▶ **What this task involves**: Taking the data below, please print only the lines from the line holding "Clone this chart in matplotlib." to the line holding "plt.rcParams['font.family'] = ['Open", inclusive, with pictures omitted.

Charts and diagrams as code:

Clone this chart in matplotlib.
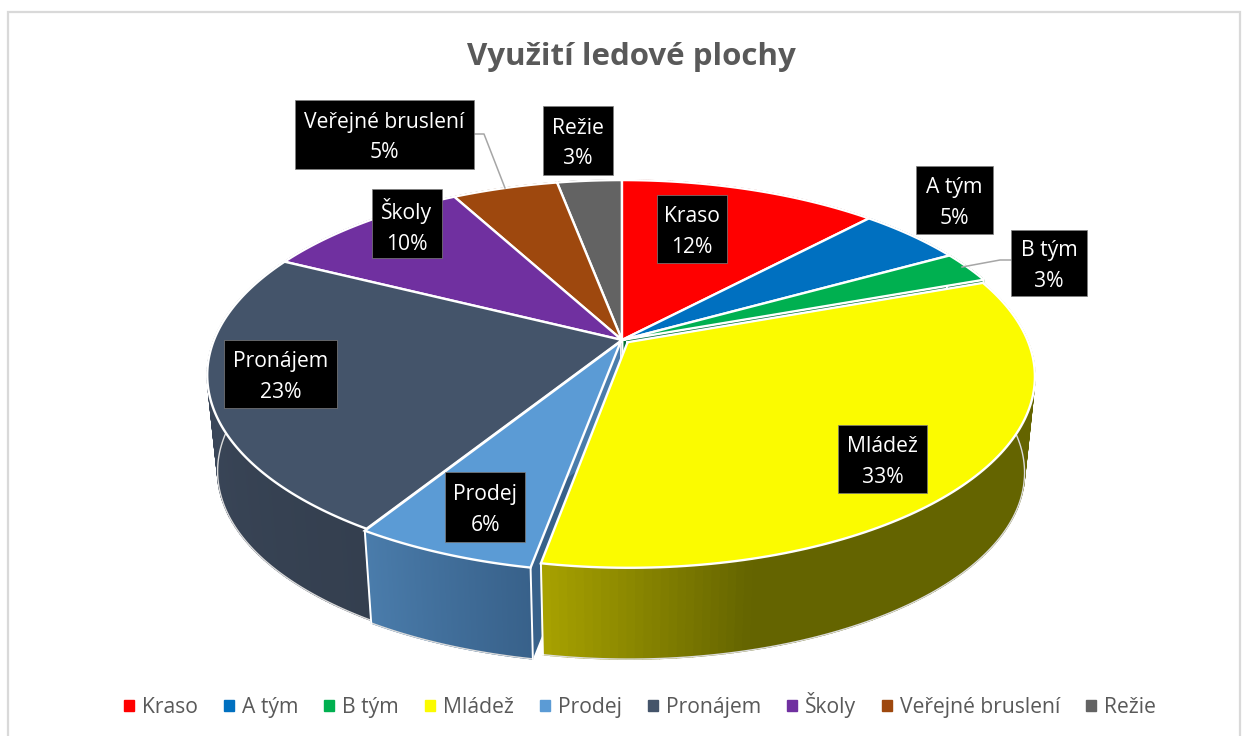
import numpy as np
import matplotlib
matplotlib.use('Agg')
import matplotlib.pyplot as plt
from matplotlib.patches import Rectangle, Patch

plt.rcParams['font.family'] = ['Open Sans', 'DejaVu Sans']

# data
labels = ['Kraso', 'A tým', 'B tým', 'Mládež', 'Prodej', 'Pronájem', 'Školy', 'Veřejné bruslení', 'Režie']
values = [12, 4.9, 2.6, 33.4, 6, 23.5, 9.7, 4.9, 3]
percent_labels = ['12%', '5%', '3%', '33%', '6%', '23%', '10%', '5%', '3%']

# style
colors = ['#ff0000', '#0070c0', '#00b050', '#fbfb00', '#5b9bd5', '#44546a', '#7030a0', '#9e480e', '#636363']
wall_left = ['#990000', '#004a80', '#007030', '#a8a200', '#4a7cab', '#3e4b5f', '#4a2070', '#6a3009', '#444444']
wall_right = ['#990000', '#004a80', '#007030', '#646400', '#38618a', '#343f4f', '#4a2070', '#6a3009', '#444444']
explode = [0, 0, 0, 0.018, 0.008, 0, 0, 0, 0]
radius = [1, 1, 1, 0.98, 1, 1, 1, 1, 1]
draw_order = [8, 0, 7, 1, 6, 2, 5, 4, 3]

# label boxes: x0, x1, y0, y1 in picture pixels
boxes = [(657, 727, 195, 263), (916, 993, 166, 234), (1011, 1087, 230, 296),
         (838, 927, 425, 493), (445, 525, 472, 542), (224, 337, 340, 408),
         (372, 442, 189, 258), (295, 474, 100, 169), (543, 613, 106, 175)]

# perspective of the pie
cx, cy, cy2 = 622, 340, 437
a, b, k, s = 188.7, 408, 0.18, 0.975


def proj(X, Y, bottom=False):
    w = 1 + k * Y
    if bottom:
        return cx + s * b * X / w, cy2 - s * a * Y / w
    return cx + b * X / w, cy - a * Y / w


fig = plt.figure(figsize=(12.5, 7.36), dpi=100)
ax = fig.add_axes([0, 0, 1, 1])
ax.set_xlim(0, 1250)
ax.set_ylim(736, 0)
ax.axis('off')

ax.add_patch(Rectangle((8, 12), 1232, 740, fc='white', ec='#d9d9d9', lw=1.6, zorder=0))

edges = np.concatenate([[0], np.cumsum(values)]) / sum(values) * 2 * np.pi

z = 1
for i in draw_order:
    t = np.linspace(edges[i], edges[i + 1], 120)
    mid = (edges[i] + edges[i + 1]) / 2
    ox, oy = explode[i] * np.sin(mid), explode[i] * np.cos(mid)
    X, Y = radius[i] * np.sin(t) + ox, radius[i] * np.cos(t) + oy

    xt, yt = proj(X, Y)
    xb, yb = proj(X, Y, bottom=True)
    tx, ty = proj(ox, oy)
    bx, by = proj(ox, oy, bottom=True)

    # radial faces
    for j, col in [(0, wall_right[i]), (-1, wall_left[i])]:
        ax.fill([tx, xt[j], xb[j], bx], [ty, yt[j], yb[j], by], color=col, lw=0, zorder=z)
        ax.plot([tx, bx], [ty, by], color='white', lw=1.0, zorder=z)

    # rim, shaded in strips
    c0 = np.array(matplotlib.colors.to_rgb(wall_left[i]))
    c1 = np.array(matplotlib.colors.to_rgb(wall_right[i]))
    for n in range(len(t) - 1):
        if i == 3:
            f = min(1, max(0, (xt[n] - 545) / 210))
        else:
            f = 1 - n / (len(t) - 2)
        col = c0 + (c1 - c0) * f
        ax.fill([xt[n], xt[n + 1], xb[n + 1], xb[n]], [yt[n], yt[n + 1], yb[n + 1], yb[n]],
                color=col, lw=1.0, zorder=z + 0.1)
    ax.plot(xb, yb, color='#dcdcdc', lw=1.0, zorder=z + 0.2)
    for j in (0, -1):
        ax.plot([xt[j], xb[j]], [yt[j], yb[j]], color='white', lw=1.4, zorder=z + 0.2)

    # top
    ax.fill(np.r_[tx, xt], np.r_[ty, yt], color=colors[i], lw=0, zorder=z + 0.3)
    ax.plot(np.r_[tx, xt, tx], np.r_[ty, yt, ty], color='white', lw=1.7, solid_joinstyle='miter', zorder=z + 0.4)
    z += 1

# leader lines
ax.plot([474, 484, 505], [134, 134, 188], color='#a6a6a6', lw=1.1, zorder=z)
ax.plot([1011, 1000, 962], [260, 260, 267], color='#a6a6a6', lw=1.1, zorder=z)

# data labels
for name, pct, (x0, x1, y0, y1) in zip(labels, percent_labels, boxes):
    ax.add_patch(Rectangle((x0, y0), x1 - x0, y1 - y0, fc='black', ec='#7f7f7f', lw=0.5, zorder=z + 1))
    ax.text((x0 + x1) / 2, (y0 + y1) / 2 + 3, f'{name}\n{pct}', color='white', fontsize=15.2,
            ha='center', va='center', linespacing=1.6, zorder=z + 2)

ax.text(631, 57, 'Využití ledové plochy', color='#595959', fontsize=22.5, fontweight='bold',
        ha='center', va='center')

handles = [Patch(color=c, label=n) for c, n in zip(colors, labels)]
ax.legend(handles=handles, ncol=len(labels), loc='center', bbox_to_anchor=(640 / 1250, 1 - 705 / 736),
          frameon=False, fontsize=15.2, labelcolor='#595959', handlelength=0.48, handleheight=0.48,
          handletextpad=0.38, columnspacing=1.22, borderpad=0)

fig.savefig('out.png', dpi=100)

---

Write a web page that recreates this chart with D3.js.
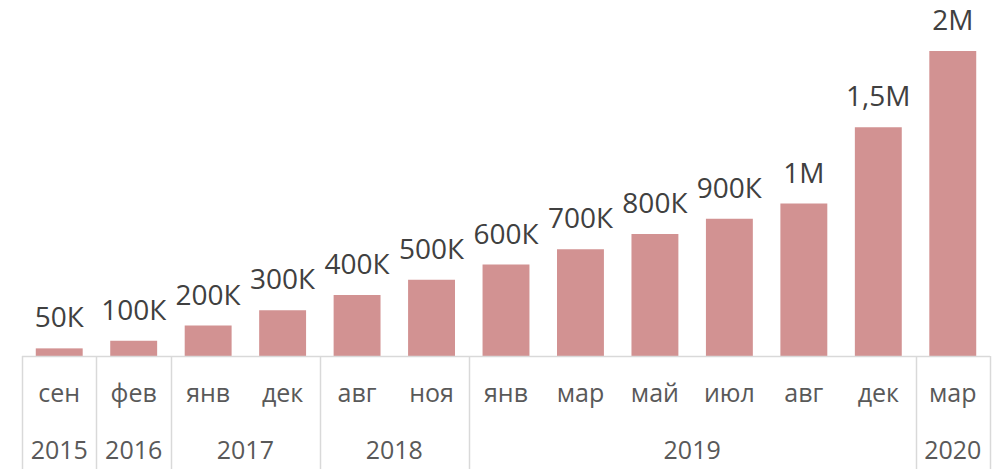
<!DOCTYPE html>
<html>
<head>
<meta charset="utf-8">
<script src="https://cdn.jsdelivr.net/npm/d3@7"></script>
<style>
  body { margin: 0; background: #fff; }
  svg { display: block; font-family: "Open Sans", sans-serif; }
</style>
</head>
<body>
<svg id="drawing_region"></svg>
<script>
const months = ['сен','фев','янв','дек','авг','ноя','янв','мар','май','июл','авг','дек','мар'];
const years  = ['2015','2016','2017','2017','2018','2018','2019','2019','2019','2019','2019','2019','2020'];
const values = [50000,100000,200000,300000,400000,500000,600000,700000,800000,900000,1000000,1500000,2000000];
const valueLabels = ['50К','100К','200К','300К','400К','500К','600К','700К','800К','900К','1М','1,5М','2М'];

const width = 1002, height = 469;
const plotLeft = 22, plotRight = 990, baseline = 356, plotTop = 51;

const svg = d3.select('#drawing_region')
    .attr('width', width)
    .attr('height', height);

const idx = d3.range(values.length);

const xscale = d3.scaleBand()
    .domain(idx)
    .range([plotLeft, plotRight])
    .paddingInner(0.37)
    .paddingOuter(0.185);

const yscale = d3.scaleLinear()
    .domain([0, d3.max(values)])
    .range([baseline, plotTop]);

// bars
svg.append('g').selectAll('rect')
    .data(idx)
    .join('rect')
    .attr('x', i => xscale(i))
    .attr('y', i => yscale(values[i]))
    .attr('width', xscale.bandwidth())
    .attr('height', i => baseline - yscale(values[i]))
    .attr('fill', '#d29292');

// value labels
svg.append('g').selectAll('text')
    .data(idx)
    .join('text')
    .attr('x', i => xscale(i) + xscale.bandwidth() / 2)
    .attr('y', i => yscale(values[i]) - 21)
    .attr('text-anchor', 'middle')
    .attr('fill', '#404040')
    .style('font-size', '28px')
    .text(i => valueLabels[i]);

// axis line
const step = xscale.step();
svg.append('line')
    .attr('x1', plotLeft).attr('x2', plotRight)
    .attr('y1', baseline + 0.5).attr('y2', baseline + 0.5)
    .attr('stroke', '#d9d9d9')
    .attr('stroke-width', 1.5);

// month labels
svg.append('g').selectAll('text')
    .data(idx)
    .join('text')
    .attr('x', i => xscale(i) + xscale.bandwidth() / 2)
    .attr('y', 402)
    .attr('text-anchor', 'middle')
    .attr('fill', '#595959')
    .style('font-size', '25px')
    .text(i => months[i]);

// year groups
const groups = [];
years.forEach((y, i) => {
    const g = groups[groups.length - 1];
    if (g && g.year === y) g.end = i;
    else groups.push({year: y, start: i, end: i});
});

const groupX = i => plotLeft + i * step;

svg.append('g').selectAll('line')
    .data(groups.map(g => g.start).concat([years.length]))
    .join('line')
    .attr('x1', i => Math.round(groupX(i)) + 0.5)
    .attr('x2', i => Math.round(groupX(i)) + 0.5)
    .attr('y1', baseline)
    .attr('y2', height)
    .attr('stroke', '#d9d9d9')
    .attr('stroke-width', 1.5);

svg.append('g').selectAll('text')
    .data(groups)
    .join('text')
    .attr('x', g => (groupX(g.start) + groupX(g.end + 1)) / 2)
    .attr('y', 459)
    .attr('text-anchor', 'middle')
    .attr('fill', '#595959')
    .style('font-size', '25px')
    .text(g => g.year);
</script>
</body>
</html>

▶ **Solution to the problem**:
Clone this chart in matplotlib.
import numpy as np
import matplotlib
matplotlib.use('Agg')
import matplotlib.pyplot as plt
from matplotlib.patches import Rectangle, Patch

plt.rcParams['font.family'] = ['Open Sans', 'DejaVu Sans']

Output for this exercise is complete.